[petsc-dev] Understanding Vecscatter with Kokkos Vecs

Fri Feb 19 09:18:31 CST 2021

ISCUDA isn't even right (perhaps ISGENERALCUDA, ISBLOCKCUDA). I agree that this isn't a priority, but I could see it being needed in the next few years to avoid bottlenecks in adaptive mesh refinement or other adaptive algorithms. It's not a small amount of work, but I think all the index coordination can be done efficiently on a GPU.

Junchao Zhang <junchao.zhang at gmail.com> writes:

> Even ISCUDA is simple to add, the PetscSFSetUp algorithm and many functions
> involved are done on host (and are not simple to be parallelized on GPU)
> The indices passed to VecScatter are analyzed and re-grouped. Even they are
> copied to device eventually, they are likely not in their original form.
> So, copying the indices from device to host and build a VecScatter there
> seems the easiest approach.
>
> The Kokkos-related functions are experimental. We need to decide whether
> they are good or not.
>
> --Junchao Zhang
>
>
> On Fri, Feb 19, 2021 at 4:32 AM Patrick Sanan <patrick.sanan at gmail.com>
> wrote:
>
>> Thanks! That helps a lot.
>>
>> I assume "no," but is ISCUDA simple to add?
>>
>> More on what I'm trying to do, in case I'm missing an obvious approach:
>>
>> I'm working on a demo code that uses an external library, based on Kokkos,
>> as a solver - I create a Vec of type KOKKOS and populate it with the
>> solution data from the library, by getting access to the raw Kokkos view
>> with VecKokkosGetDeviceView() * .
>>
>> I then want to reorder that solution data into PETSc-native ordering (for
>> a velocity-pressure DMStag), so I create a pair of ISs and a VecScatter to
>> do that.
>>
>> The issue is that to create this scatter, I need to use information
>> (essentially, an element-to-index map) from the external library's
>> mesh-management object, which lives on the device.
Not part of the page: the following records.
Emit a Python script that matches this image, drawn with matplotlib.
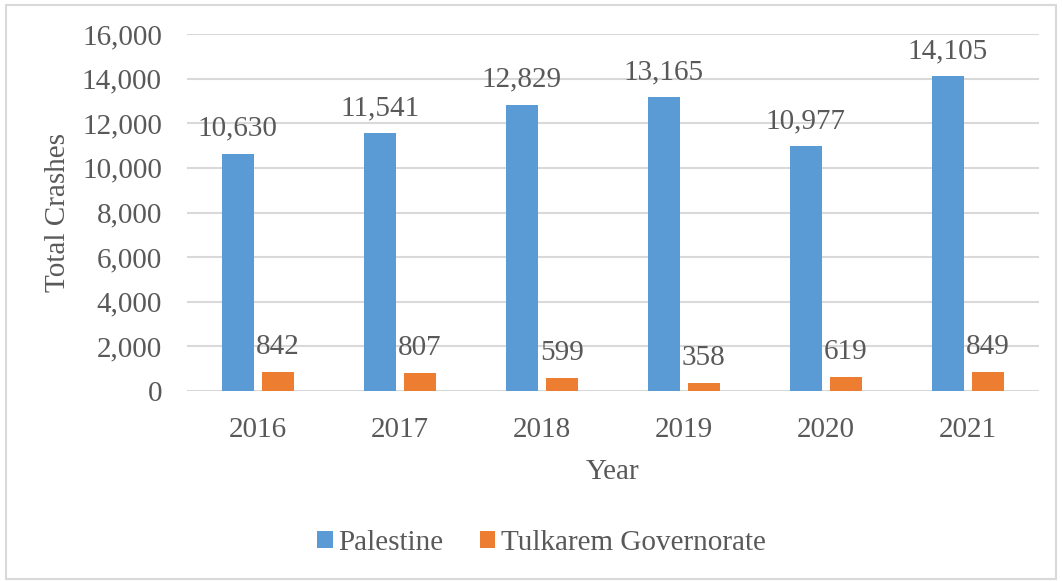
import numpy as np
import matplotlib.pyplot as plt
from matplotlib.patches import Rectangle
from matplotlib.ticker import FuncFormatter

years = ["2016", "2017", "2018", "2019", "2020", "2021"]
palestine = [10630, 11541, 12829, 13165, 10977, 14105]
tulkarem = [842, 807, 599, 358, 619, 849]
series_names = ["Palestine", "Tulkarem Governorate"]

plt.rcParams["font.family"] = ["Liberation Serif", "DejaVu Serif"]
text_color = "#595959"
blue = "#5B9BD5"
orange = "#ED7D31"
fs = 21

fig = plt.figure(figsize=(10.62, 5.81), dpi=100, facecolor="white")
fig.patches.append(Rectangle((0.006, 0.004), 0.988, 0.987, transform=fig.transFigure,
                             fill=False, edgecolor="#d9d9d9", linewidth=1.5))
ax = fig.add_axes([0.176, 0.327, 0.802, 0.6145])

x = np.arange(len(years))
w = 0.225
off = 0.141
b1 = ax.bar(x - off, palestine, w, color=blue, label=series_names[0], zorder=3)
b2 = ax.bar(x + off, tulkarem, w, color=orange, label=series_names[1], zorder=3)

for bars, vals in [(b1, palestine), (b2, tulkarem)]:
    for rect, v in zip(bars, vals):
        ax.annotate(f"{v:,}", (rect.get_x() + rect.get_width() / 2, v),
                    xytext=(0, 13), textcoords="offset points",
                    ha="center", va="baseline", fontsize=fs, color=text_color)

ax.set_xlim(-0.5, len(years) - 0.5)
ax.set_ylim(0, 16000)
ax.set_yticks(np.arange(0, 16001, 2000))
ax.yaxis.set_major_formatter(FuncFormatter(lambda v, p: f"{int(v):,}"))
ax.set_xticks(x)
ax.set_xticklabels(years)
ax.tick_params(length=0, labelsize=fs, labelcolor=text_color)
ax.tick_params(axis="x", pad=19)
ax.tick_params(axis="y", pad=18)
ax.grid(axis="y", color="#d9d9d9", linewidth=1.5, zorder=0)
for s in ax.spines.values():
    s.set_visible(False)

ax.set_ylabel("Total Crashes", fontsize=fs, color=text_color, labelpad=8)
ax.set_xlabel("Year", fontsize=fs, color=text_color, labelpad=11)

fig.legend(handles=[b1, b2], loc="center", bbox_to_anchor=(0.51, 0.066), ncol=2,
           frameon=False, fontsize=fs, handlelength=0.52, handleheight=0.52,
           handletextpad=0.2, columnspacing=1.25, labelcolor=text_color)

fig.savefig("out.png", dpi=100, facecolor="white")
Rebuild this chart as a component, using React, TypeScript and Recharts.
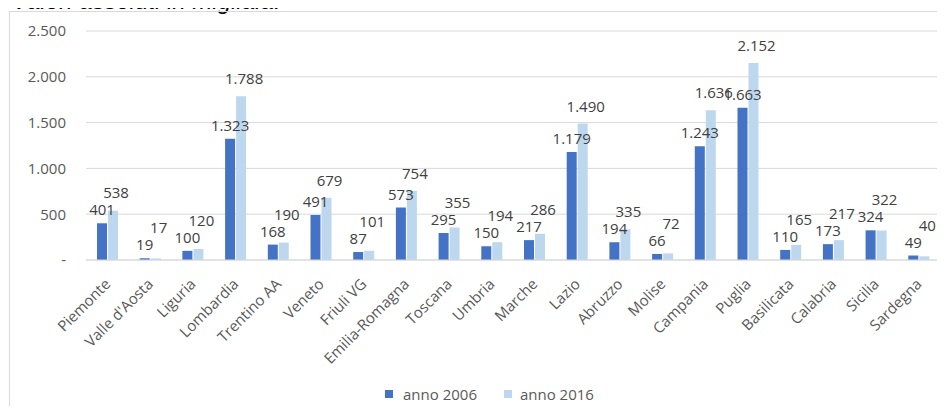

This doesn't work (when
>> host != device), because of course the ISs live on the host and to create
>> them I need to provide host arrays of indices.
>>
>> Am I stuck, for now, with sending the index information information from
>> the device to the host, using it to create the IS, and then having
>> essentially the same information go back to the device when I use the
>> scatter?
>>
>> * As an aside, it looks like some of these Kokkos-related functions and
>> types are missing man pages - if you have time to add them, even as stubs,
>> that'd be great (if not let me know and I'll just try to formally do it, so
>> that at least the existence of the functions in the API is reflected on the
>> website).
>>
>> Am 18.02.2021 um 23:17 schrieb Junchao Zhang <junchao.zhang at gmail.com>:
>>
>>
>> On Thu, Feb 18, 2021 at 4:04 PM Fande Kong <fdkong.jd at gmail.com> wrote:
>>
>>>
>>>
>>> On Thu, Feb 18, 2021 at 1:55 PM Junchao Zhang <junchao.zhang at gmail.com>
>>> wrote:
>>>
>>>> VecScatter (i.e., SF, the two are the same thing) setup (building
>>>> various index lists, rank lists) is done on the CPU.  is1, is2 must be host
>>>> data.
>>>>
>>>
>>> Just out of curiosity, is1 and is2 can not be created on a GPU device in
>>> the first place? That being said, it is technically impossible? Or we just
>>> did not implement them yet?
>>>
>> Simply because we do not have an ISCUDA class.
>>
>>
>>>
>>> Fande,
>>>
>>>
>>>> When the SF is used to communicate device data, indices are copied to
>>>> the device..
>>>>
>>>> --Junchao Zhang
>>>>
>>>>
>>>> On Thu, Feb 18, 2021 at 11:50 AM Patrick Sanan <patrick.sanan at gmail.com>
>>>> wrote:
>>>>
>>>>> I'm trying to understand how VecScatters work with GPU-native Kokkos
>>>>> Vecs.
>>>>>
>>>>> Specifically, I'm interested in what will happen in code like in
>>>>> src/vec/vec/tests/ex22.c,
>>>>>
>>>>> ierr = VecScatterCreate(x,is1,y,is2,&ctx);CHKERRQ(ierr);
>>>>>
>>>>> (from
>>>>> https://gitlab.com/petsc/petsc/-/blob/master/src/vec/vec/tests/ex22.c#L44
>>>>> )
>>>>>
>>>>> Here, x and y can be set to type KOKKOS using -vec_type kokkos at the
>>>>> command line. But is1 and is2 are (I think), always
>>>>> CPU/host data. Assuming that the scatter itself can happen on the GPU,
>>>>> the indices must make it to the device somehow - are they copied there when
>>>>> the scatter is created? Is there a way to create the scatter using indices
>>>>> already on the GPU (Maybe using SF more directly)?
>>>>>
>>>>>
>>